Dear Student,

As the holiday season approaches, at least in the grocery stores, I thought you should know that you might be getting coal in your report card stocking this year.  The reason?  I, your professor, am Santa Claus.

Here’s the thing: I just thought you should know that we professors are not as oblivious as you think we are.  We can tell when you’re not doing what you are supposed to be doing.  Sometimes you are overt, sometimes covert, but it doesn’t matter because we see all.  You aren’t as sly as you think you are, and we’re not as stupid as you think we are.

I know this upsets you.  But…you better not pout!  You better not cry!   I know that you know this already, but there are numerous ways you pout in class.  Passive aggressively staring at the clock, yawning openly without covering your mouth, staring at your computer screen and smiling when I have not said anything funny, and asking “why so much reading?” are great ways to show me you are not ready to be a lawyer.  You won’t do that to your boss.  You won’t dare.  Why do you think it is polite to do it to me?  Because you think I am your father?  Do you think Darth Vader would have put up with that from Luke and Leia?  No.

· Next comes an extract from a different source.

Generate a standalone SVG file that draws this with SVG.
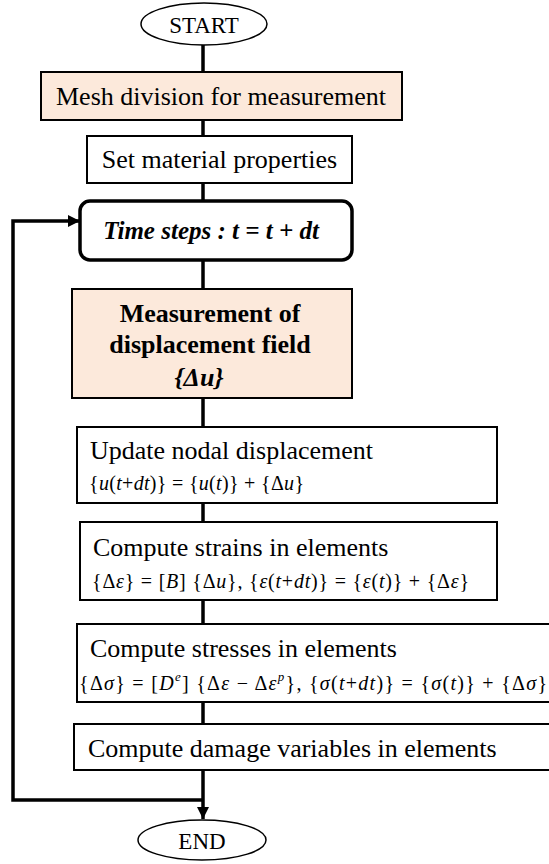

You better not shout.  Here is something you should know:  Proper vocal tone is important.  Please do not shout in my class.  I’m not deaf, no matter how much I blast my music in my car.  And please do not be that low talker on Seinfeld either.  That’s not confident.

I see when you are sleeping.  I know that sounds NSA-creepy at first, but I am talking about in class.  I know you don’t think it will be annoying to me to put your head down on the desk or in your hand and rest in my class, but I am here to tell you it is rude.  You are telling me I have nothing to offer you.  Depending on my disposition, I will either cold call on you, ignore you until participation is awarded, or mark you absent that day.  It is particularly annoying when you snore.  In that case, I might scare you with the notion that you might have sleep apnea. 

I know when you’re awake.  I know when you are not distracted, when you are paying attention.  I know when you are tracking, and when you are hopelessly lost.  The eyes tell me. 

I know when you’ve been bad or good.  I know when you are instant messaging, on twitter, or e-mailing.  I know when you’re thinking about graduation and job offers (if applicable), and when you’re distracted by the laptop in front of you.  Again, the eyes tell me.  I understand that some distraction might happen, but if you are focused on sports scores, chances are you aren’t focused on what I’m saying in class.  Ask a texting driver in an auto accident about multitasking prowess.  

The upshot of all of this: Be good, for your grade’s sake!